KOń LEżAł I CUCONO GO RęKą. JEST REAKCJA MINISTERSTWA

Jest reakcja Ministerstwa Klimatu i Środowiska na film opublikowany w mediach społecznościowych, w których koń mdleje, a powożący cuci go ręką na drodze do Morskiego Oka.

"Dobrostan zwierząt to kompetencja Ministerstwa Rolnictwa i Rozwoju Wsi, ale w poniedziałek przedstawiciele Ministerstwa Klimatu i Środowiska będą pracować z Tatrzańskim Parkiem Narodowym, bo taki scenariusz jak z tego filmu, to nie jest odosobniony przypadek. W najbliższym czasie przekażemy opinii publicznej raport z wnioskami w tej sprawie" - czytamy w komunikacie resortu opublikowanym w serwisie X.

Według medialnych informacji do zdarzenia doszło 3 maja w rejonie Wodogrzmotów Mickiewicza na trasie do Morskiego Oka. Zwierzę miało się przewrócić po potknięciu. Następnie było cucone ręką.

Koń powinien leżeć do momentu aż sam wstanie

W rozmowie z tvn24.pl sprawę skomentowała Anna Plaszczyk, przedstawicielka Fundacji Viva!, która koordynuję akcję ratowania koni pod Tatrami.

Jej zdaniem, "wbrew powszechnemu przekonaniu, pozycja leżąca nie jest dla konia niebezpieczna fizjologicznie". Oznacza to, że koń nie rozchorowałby się (np. dostając kolki), gdyby leżał do momentu odzyskania sił. A uderzenie lub klepnięcie nie jest standardowym sposobem stawiania zwierzęcia na nogi. – To jest metoda, która uruchamia mechanizm obronny, normalny mechanizm na przemoc. Konie są zwierzętami uciekającymi, jak się potykają, to natychmiast wstają. A jak nie wstają, to znaczy, że nie mogą wstać, że nie mają siły – tłumaczy Plaszczyk w rozmowie z tvn24.pl. I dodaje: - Ten koń powinien leżeć do momentu, kiedy sam będzie miał siłę wstać.

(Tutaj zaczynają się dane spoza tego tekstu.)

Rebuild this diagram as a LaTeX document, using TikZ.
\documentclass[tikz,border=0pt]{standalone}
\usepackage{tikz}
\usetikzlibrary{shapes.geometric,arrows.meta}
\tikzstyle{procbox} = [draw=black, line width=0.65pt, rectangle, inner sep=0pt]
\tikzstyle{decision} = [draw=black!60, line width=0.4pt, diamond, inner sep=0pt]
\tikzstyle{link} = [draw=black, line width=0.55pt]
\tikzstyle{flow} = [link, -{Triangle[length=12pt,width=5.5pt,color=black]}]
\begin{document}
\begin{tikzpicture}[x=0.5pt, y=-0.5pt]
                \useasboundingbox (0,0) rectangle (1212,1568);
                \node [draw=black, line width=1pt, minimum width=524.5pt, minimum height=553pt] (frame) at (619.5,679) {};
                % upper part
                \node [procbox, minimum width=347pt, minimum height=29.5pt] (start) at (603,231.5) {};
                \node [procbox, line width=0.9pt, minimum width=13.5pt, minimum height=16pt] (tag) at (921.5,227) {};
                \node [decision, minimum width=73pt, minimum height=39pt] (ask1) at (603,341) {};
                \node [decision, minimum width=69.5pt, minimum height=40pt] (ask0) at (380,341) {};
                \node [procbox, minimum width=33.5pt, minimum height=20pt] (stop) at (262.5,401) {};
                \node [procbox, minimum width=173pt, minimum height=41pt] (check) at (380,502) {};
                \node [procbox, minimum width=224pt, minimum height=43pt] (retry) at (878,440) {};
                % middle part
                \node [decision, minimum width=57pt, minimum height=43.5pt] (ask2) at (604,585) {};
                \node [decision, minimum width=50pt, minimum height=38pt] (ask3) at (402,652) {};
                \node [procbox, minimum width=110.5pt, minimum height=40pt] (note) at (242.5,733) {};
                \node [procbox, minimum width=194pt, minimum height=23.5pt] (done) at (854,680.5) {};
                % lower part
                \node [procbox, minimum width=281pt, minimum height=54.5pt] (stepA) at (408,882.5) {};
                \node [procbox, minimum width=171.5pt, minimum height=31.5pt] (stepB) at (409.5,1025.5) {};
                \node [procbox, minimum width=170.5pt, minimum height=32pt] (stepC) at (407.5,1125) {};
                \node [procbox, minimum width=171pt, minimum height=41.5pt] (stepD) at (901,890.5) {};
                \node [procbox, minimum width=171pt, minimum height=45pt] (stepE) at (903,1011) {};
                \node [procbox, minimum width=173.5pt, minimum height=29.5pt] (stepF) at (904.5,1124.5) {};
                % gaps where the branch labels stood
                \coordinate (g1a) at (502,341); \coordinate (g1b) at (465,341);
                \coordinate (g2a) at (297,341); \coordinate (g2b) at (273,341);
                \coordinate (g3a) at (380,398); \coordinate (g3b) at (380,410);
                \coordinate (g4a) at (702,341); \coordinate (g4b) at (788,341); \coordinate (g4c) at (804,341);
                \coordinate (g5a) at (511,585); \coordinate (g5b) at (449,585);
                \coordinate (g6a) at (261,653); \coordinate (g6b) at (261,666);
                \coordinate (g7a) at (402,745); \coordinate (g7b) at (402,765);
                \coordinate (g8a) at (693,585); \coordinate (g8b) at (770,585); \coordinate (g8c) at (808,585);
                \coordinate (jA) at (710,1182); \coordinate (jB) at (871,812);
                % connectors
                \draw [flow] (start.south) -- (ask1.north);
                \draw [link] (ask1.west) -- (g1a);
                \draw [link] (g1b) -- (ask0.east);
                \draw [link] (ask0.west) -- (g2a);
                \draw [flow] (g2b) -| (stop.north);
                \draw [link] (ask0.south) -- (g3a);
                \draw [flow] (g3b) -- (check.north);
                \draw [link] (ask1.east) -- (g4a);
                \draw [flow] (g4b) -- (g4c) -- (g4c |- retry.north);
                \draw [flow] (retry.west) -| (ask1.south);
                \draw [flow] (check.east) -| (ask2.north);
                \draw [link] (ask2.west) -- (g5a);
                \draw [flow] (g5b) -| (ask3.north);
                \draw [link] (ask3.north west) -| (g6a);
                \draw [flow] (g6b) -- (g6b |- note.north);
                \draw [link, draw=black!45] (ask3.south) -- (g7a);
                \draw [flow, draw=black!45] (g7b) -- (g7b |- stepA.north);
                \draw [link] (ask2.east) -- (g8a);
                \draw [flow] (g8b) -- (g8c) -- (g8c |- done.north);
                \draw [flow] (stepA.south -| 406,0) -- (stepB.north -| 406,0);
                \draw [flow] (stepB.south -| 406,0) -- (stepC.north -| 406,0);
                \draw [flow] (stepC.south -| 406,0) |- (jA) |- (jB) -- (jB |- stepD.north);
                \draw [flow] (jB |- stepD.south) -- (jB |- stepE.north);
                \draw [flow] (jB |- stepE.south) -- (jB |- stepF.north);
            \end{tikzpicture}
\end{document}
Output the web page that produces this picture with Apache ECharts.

Fundacja Viva! od lat walczy z wykorzystywaniem koni do transportu turystów nad Morskim Okiem. Według raportu opublikowanego przez fundację jesienią 2023 roku, zwierzęta dźwigają o około tonę więcej, niż mogą, i wytrzymują w tej "pracy" średnio trzy lata. Później konie mają trafiać do rzeźni. 

- Nie mieściło mi się w głowie, że aż tak wiele koni z Morskiego Oka trafiło na rzeźniczy hak. Tym bardziej, że fiakrzy od lat powtarzają, że konie traktują wręcz lepiej, niż swoje żony… Niestety, jakbym nie liczyła, do rzeźni trafiło 61 procent koni wycofanych z pracy na trasie. 433 zwierzęta w 10 lat! - mówi Anna Plaszczyk.